• _Requirements_
Extract the run of lines that starts at the top of the records below and ends at the line with "Serif, Noto Sans", keeping both ends and excluding pictures.

• _Data provided_
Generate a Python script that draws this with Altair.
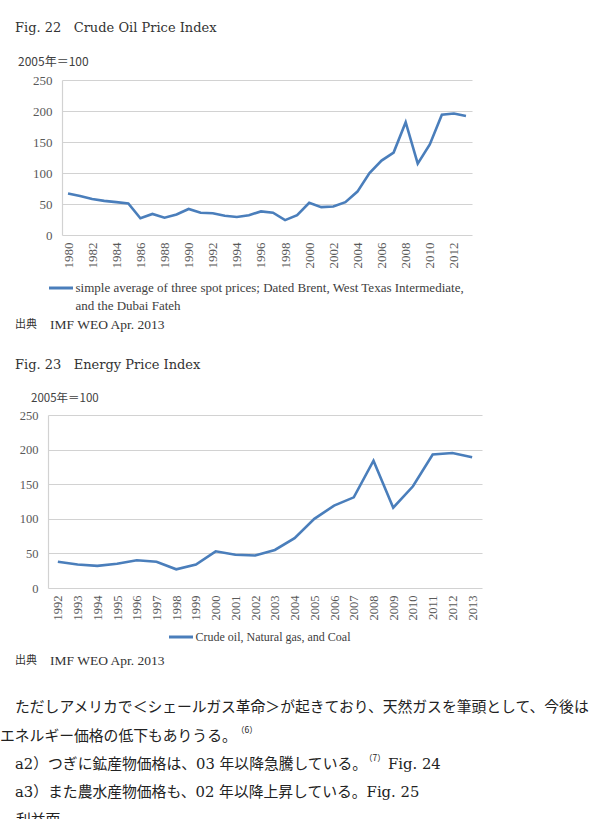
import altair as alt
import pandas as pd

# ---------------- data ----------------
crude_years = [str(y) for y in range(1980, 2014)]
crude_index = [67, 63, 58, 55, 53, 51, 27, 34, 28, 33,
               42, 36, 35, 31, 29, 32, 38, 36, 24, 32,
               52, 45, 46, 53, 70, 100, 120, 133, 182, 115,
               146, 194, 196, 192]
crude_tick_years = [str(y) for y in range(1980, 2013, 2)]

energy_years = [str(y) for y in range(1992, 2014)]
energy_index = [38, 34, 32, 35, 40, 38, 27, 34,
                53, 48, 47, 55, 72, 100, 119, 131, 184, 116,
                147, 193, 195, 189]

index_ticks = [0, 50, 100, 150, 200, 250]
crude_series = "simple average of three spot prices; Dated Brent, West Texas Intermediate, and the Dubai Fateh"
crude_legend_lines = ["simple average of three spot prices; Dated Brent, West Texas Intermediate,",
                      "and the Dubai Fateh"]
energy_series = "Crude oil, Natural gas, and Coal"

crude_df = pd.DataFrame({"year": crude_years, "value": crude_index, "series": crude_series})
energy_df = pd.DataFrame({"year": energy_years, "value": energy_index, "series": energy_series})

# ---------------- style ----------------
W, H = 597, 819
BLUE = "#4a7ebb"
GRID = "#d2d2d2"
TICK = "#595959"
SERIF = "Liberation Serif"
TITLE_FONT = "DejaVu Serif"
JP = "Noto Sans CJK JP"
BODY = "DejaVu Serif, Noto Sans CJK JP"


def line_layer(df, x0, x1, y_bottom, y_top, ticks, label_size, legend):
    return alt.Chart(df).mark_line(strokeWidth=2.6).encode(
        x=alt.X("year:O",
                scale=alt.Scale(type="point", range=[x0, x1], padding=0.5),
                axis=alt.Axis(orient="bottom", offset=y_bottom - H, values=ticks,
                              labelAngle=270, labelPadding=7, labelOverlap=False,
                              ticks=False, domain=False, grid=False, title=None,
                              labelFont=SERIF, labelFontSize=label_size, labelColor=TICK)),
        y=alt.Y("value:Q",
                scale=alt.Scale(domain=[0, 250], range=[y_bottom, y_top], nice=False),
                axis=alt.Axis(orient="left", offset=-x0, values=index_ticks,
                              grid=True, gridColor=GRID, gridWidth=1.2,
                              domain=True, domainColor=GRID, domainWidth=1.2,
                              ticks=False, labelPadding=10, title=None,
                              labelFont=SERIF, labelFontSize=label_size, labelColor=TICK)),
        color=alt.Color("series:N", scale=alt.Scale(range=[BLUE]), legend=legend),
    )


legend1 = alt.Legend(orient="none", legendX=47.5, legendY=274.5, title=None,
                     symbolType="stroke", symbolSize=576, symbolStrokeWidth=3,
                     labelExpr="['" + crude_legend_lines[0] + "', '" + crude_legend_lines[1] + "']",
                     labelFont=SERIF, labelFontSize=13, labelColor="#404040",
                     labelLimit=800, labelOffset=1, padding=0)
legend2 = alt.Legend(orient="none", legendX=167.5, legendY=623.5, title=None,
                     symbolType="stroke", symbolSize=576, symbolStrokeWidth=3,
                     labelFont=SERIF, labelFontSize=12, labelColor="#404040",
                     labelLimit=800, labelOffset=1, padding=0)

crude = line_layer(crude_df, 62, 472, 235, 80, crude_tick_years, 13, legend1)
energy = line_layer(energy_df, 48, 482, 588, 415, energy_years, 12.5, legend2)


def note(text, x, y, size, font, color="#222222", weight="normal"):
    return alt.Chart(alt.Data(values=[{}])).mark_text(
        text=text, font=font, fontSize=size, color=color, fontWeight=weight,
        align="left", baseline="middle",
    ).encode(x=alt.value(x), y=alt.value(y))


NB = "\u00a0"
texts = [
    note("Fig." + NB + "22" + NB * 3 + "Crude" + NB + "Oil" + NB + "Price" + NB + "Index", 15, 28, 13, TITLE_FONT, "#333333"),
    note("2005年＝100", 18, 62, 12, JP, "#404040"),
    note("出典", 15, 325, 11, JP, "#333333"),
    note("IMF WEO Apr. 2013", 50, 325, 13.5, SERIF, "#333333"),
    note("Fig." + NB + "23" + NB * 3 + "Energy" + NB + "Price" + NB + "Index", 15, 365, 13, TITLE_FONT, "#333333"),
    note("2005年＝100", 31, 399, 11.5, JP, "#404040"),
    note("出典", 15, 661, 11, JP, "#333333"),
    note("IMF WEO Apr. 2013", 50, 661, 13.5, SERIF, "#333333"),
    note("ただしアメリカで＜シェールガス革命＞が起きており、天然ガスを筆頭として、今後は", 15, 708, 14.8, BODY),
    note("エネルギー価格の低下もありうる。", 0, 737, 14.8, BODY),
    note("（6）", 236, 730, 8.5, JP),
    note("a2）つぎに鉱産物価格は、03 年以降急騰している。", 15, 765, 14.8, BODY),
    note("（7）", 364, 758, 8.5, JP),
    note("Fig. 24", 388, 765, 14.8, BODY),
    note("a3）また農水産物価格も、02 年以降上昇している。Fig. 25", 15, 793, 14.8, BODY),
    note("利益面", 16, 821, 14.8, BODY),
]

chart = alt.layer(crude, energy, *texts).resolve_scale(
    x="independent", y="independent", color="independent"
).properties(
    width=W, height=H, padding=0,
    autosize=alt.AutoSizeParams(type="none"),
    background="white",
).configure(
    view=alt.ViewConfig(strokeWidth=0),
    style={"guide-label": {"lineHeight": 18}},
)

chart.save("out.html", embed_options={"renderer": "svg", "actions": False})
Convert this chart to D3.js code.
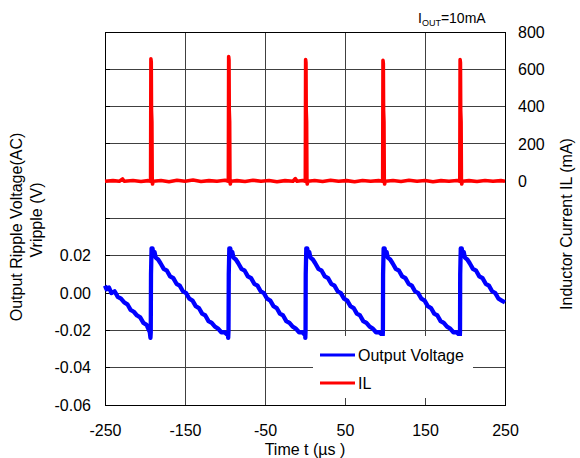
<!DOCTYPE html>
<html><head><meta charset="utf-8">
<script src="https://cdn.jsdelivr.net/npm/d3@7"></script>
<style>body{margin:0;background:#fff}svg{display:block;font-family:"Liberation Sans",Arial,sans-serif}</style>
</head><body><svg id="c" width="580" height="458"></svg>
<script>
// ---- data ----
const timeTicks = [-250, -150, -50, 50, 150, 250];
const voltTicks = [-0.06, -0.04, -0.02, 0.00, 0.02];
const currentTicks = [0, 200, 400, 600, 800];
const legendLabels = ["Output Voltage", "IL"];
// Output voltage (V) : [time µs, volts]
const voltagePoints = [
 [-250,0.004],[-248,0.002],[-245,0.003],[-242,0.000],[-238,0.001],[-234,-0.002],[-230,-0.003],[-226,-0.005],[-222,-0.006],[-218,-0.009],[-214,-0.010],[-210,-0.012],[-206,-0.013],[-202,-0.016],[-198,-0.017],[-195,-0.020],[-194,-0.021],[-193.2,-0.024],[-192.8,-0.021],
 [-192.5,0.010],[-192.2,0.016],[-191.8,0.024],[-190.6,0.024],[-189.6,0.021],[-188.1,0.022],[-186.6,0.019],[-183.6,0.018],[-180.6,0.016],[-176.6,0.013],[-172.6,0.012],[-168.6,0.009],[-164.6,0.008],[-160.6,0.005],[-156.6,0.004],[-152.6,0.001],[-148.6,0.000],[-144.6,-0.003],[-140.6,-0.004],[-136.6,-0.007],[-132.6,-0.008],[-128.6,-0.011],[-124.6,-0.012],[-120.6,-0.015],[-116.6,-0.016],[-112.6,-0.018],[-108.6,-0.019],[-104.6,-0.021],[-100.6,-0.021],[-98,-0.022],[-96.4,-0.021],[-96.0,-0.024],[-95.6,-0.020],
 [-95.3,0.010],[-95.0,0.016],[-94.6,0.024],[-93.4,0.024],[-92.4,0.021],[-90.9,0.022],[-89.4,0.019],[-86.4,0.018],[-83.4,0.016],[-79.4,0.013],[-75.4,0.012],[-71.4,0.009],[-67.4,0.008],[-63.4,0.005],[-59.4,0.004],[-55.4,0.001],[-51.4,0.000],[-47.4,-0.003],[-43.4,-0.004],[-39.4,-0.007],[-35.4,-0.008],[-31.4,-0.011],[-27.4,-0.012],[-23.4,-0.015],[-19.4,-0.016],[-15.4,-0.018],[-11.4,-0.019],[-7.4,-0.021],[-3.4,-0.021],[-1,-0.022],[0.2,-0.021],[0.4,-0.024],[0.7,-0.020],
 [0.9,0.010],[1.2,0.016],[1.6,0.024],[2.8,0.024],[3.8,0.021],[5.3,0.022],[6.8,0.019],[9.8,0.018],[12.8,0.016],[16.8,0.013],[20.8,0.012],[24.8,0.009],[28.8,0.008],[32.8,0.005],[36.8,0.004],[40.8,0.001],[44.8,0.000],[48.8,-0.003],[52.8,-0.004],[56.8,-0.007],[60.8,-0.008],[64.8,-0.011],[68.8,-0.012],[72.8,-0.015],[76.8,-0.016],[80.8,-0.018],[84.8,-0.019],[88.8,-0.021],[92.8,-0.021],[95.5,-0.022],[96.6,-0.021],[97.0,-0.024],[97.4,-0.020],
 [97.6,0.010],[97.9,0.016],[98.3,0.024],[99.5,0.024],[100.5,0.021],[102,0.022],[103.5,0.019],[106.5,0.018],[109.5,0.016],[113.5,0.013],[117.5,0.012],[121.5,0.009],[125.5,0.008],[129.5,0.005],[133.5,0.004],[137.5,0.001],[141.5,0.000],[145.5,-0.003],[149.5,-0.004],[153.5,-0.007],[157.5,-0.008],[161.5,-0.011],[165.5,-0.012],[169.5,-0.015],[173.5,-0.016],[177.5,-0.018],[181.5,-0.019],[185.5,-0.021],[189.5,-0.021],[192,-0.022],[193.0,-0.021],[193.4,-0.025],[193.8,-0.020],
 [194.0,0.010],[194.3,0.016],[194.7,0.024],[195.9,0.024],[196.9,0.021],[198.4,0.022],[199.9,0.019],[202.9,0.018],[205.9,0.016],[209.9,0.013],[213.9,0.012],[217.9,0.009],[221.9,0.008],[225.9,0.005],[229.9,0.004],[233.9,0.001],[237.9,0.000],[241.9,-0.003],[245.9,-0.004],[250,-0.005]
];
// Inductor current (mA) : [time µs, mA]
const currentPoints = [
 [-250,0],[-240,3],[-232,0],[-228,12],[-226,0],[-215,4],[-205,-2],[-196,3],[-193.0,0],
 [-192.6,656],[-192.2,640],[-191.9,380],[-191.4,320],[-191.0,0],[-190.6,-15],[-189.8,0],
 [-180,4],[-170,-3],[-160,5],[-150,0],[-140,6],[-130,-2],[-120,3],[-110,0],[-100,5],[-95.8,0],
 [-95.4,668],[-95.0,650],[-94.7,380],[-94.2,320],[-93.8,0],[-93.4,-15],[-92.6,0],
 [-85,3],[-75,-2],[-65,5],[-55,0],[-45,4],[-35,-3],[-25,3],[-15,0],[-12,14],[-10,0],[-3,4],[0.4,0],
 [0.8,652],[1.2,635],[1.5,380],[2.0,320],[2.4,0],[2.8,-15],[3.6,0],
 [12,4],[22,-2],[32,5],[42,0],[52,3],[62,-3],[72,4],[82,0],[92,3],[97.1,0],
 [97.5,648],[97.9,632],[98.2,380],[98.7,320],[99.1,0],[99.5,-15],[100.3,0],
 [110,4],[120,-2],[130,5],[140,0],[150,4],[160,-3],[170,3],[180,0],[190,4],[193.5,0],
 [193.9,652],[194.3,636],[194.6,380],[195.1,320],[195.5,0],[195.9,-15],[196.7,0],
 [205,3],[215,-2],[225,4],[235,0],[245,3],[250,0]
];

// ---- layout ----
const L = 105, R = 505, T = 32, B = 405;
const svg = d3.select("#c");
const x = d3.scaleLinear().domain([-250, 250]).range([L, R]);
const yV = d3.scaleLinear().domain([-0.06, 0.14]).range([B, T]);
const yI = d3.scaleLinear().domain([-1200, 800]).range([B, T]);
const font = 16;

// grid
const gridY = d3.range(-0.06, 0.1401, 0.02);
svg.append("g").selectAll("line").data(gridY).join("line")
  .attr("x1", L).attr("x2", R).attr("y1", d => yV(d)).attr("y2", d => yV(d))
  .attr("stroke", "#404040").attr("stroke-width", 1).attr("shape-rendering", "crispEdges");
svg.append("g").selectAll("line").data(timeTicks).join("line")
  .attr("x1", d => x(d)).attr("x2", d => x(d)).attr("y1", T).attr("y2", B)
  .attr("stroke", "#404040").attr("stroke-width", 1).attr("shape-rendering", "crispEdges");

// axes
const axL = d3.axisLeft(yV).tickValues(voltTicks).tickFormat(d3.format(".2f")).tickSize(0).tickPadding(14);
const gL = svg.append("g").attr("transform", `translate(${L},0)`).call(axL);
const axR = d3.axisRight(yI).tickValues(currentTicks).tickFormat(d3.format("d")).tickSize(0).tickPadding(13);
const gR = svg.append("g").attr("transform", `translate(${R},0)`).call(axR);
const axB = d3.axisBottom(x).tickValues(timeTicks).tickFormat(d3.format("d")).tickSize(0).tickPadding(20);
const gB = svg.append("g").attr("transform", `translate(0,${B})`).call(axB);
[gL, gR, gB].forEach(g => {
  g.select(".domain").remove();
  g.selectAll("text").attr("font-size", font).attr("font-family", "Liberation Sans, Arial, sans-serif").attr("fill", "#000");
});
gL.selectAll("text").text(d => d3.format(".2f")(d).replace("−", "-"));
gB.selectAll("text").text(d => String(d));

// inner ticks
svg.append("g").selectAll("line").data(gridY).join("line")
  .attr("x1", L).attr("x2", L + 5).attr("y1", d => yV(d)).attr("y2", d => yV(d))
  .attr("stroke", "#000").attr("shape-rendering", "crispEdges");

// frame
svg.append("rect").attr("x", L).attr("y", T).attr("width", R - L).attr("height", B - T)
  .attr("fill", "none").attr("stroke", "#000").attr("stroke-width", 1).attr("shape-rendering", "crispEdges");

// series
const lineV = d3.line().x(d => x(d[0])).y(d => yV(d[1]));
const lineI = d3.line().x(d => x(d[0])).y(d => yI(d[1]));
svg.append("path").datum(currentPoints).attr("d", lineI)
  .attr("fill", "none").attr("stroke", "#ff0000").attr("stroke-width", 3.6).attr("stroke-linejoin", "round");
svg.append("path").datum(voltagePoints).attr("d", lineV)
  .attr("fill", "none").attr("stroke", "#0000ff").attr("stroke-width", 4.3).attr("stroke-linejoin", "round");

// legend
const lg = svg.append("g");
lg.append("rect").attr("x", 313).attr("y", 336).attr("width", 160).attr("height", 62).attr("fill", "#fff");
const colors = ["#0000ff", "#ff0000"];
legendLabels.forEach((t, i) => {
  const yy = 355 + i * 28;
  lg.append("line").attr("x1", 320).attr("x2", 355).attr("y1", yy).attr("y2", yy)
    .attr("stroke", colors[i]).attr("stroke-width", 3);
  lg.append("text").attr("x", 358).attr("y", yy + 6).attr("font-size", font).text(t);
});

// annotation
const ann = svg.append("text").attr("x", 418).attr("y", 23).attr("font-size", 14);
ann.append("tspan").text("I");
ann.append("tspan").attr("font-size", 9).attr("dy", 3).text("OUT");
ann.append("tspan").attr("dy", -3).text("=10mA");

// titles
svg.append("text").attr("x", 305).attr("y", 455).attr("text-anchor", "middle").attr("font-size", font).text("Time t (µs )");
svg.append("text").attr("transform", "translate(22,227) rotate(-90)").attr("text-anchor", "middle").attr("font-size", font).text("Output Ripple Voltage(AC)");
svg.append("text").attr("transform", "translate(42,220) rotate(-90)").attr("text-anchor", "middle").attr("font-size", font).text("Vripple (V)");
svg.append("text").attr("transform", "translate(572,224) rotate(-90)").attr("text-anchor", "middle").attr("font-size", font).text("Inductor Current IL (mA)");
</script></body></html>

• _Written answer_
Generate a Python script that draws this with Altair.
import altair as alt
import pandas as pd

# ---------------- data ----------------
crude_years = [str(y) for y in range(1980, 2014)]
crude_index = [67, 63, 58, 55, 53, 51, 27, 34, 28, 33,
               42, 36, 35, 31, 29, 32, 38, 36, 24, 32,
               52, 45, 46, 53, 70, 100, 120, 133, 182, 115,
               146, 194, 196, 192]
crude_tick_years = [str(y) for y in range(1980, 2013, 2)]

energy_years = [str(y) for y in range(1992, 2014)]
energy_index = [38, 34, 32, 35, 40, 38, 27, 34,
                53, 48, 47, 55, 72, 100, 119, 131, 184, 116,
                147, 193, 195, 189]

index_ticks = [0, 50, 100, 150, 200, 250]
crude_series = "simple average of three spot prices; Dated Brent, West Texas Intermediate, and the Dubai Fateh"
crude_legend_lines = ["simple average of three spot prices; Dated Brent, West Texas Intermediate,",
                      "and the Dubai Fateh"]
energy_series = "Crude oil, Natural gas, and Coal"

crude_df = pd.DataFrame({"year": crude_years, "value": crude_index, "series": crude_series})
energy_df = pd.DataFrame({"year": energy_years, "value": energy_index, "series": energy_series})

# ---------------- style ----------------
W, H = 597, 819
BLUE = "#4a7ebb"
GRID = "#d2d2d2"
TICK = "#595959"
SERIF = "Liberation Serif"
TITLE_FONT = "DejaVu Serif"
JP = "Noto Sans CJK JP"
BODY = "DejaVu Serif, Noto Sans CJK JP"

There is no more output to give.